[WHAT THE TASK REQUIRES] Copy out the listing that follows exactly, dropping every picture.
* BEGIN COLLECTED MATERIAL *
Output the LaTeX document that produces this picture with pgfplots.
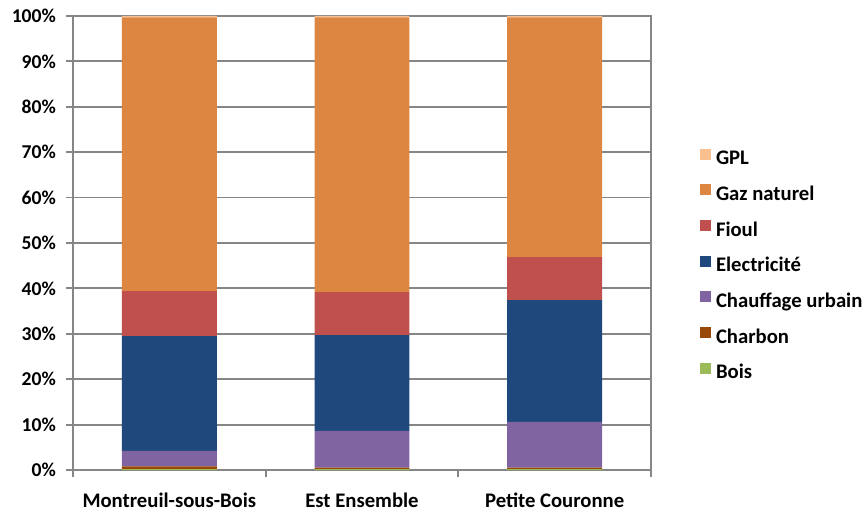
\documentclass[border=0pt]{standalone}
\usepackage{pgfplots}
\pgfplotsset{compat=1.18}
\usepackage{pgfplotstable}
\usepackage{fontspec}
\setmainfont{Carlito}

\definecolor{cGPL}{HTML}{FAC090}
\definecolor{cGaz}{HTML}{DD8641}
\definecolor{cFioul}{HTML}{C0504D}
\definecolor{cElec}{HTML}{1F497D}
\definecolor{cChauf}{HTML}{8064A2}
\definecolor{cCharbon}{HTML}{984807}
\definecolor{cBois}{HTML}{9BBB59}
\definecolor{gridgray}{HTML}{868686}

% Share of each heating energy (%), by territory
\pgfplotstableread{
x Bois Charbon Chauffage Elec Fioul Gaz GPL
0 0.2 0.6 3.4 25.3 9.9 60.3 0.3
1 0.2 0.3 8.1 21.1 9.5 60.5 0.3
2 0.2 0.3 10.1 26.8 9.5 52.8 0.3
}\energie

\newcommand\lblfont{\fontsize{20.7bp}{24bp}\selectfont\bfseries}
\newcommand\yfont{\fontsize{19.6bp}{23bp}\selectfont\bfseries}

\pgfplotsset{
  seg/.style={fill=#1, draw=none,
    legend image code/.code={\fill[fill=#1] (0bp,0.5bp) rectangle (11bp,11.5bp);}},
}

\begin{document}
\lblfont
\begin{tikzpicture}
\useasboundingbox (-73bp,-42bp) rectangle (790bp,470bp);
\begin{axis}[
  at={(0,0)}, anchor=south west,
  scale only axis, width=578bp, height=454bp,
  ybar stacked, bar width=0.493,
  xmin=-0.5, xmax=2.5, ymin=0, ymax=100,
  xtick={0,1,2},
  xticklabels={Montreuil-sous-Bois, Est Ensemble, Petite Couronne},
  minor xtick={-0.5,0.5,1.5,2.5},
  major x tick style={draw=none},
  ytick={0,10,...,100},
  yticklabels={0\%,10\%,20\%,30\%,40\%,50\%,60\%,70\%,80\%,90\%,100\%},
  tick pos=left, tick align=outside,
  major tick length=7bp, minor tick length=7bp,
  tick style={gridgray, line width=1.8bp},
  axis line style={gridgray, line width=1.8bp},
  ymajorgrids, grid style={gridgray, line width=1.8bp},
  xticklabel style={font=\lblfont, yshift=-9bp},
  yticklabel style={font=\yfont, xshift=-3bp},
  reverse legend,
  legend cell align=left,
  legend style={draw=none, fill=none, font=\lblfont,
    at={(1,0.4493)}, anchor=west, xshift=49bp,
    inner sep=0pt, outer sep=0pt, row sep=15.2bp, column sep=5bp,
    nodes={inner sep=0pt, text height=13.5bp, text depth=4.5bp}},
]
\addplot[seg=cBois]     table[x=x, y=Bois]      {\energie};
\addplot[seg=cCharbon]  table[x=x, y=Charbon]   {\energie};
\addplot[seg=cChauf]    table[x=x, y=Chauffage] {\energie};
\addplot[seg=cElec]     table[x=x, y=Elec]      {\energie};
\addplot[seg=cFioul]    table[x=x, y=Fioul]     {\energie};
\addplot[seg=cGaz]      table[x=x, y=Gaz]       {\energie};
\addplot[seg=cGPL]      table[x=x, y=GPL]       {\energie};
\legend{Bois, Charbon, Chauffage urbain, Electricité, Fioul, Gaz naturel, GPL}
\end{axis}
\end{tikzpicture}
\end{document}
* END COLLECTED MATERIAL *
[EXPECTED OUTPUT]
Output the LaTeX document that produces this picture with pgfplots.
\documentclass[border=0pt]{standalone}
\usepackage{pgfplots}
\pgfplotsset{compat=1.18}
\usepackage{pgfplotstable}
\usepackage{fontspec}
\setmainfont{Carlito}

\definecolor{cGPL}{HTML}{FAC090}
\definecolor{cGaz}{HTML}{DD8641}
\definecolor{cFioul}{HTML}{C0504D}
\definecolor{cElec}{HTML}{1F497D}
\definecolor{cChauf}{HTML}{8064A2}
\definecolor{cCharbon}{HTML}{984807}
\definecolor{cBois}{HTML}{9BBB59}
\definecolor{gridgray}{HTML}{868686}

% Share of each heating energy (%), by territory
\pgfplotstableread{
x Bois Charbon Chauffage Elec Fioul Gaz GPL
0 0.2 0.6 3.4 25.3 9.9 60.3 0.3
1 0.2 0.3 8.1 21.1 9.5 60.5 0.3
2 0.2 0.3 10.1 26.8 9.5 52.8 0.3
}\energie

\newcommand\lblfont{\fontsize{20.7bp}{24bp}\selectfont\bfseries}
\newcommand\yfont{\fontsize{19.6bp}{23bp}\selectfont\bfseries}

\pgfplotsset{
  seg/.style={fill=#1, draw=none,
    legend image code/.code={\fill[fill=#1] (0bp,0.5bp) rectangle (11bp,11.5bp);}},
}

\begin{document}
\lblfont
\begin{tikzpicture}
\useasboundingbox (-73bp,-42bp) rectangle (790bp,470bp);
\begin{axis}[
  at={(0,0)}, anchor=south west,
  scale only axis, width=578bp, height=454bp,
  ybar stacked, bar width=0.493,
  xmin=-0.5, xmax=2.5, ymin=0, ymax=100,
  xtick={0,1,2},
  xticklabels={Montreuil-sous-Bois, Est Ensemble, Petite Couronne},
  minor xtick={-0.5,0.5,1.5,2.5},
  major x tick style={draw=none},
  ytick={0,10,...,100},
  yticklabels={0\%,10\%,20\%,30\%,40\%,50\%,60\%,70\%,80\%,90\%,100\%},
  tick pos=left, tick align=outside,
  major tick length=7bp, minor tick length=7bp,
  tick style={gridgray, line width=1.8bp},
  axis line style={gridgray, line width=1.8bp},
  ymajorgrids, grid style={gridgray, line width=1.8bp},
  xticklabel style={font=\lblfont, yshift=-9bp},
  yticklabel style={font=\yfont, xshift=-3bp},
  reverse legend,
  legend cell align=left,
  legend style={draw=none, fill=none, font=\lblfont,
    at={(1,0.4493)}, anchor=west, xshift=49bp,
    inner sep=0pt, outer sep=0pt, row sep=15.2bp, column sep=5bp,
    nodes={inner sep=0pt, text height=13.5bp, text depth=4.5bp}},
]
\addplot[seg=cBois]     table[x=x, y=Bois]      {\energie};
\addplot[seg=cCharbon]  table[x=x, y=Charbon]   {\energie};
\addplot[seg=cChauf]    table[x=x, y=Chauffage] {\energie};
\addplot[seg=cElec]     table[x=x, y=Elec]      {\energie};
\addplot[seg=cFioul]    table[x=x, y=Fioul]     {\energie};
\addplot[seg=cGaz]      table[x=x, y=Gaz]       {\energie};
\addplot[seg=cGPL]      table[x=x, y=GPL]       {\energie};
\legend{Bois, Charbon, Chauffage urbain, Electricité, Fioul, Gaz naturel, GPL}
\end{axis}
\end{tikzpicture}
\end{document}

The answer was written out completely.